New Cell Phones Help Keep You Healthy

Cell phones have always been about helping you keep in touch. Now they're helping you stay healthy.

Eager to discover the next new trend in cell phone technology, Japanese mobile carriers are developing and rolling out services that tie a user's desire to keep fit with their cell phone and network-linked services.

First off the starting block has been KDDI's Au unit, which launched a service earlier this year called Smart Sports.

Most of its new handsets incorporate the service to some degree but three recently-launched models are fully equipped to take advantage of the technology. Inside the phones, a motion sensor and GPS (Global Positioning System) work together so that when you're running, the number of steps taken, distance, and calories burned are measured and recorded-- and the phone does this even if the phone's dedicated "Run&Walk" application isn't launched.

When you're done work-out information can be sent to a server and later your run can be mapped and analyzed through a PC.

And because the beat of music can help you during your daily exercise, the service links in with Au's "Lismo" music download service and can send selected tunes to a pair of wireless headphones. Using the "Beat Run" playback mode, it will also match musical tracks and the pace of the exercise.

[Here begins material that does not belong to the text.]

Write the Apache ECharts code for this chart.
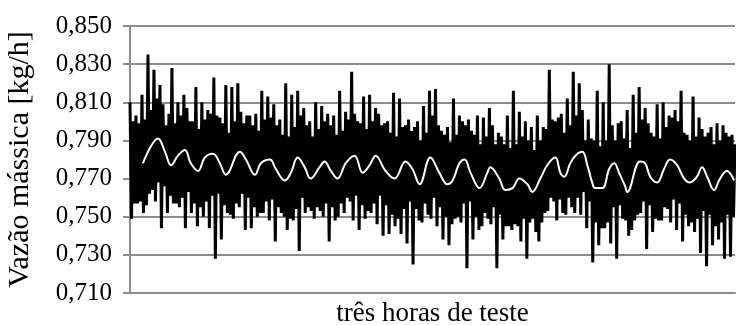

The Smart Sports Web site indicates 7,200 users worked out with the service on Sunday and that in total this month 54,000 users have racked up more than 1 million [m] kilometers of running and walking between them and burned a collective 38 million [m] kilocalories.

Rival carrier NTT DoCoMo is also developing health-related applications.

Its system has weighing scales or blood-pressure monitors sending data to a user's cell phone via Bluetooth. DoCoMo is hoping to get organizations like health clubs and hospitals to participate so that automatic monitoring of basic wellness data can be easily done-- with the user's consent of course.

The system isn't commercialized yet but NTT DoCoMo hopes to have it available some time in the next year.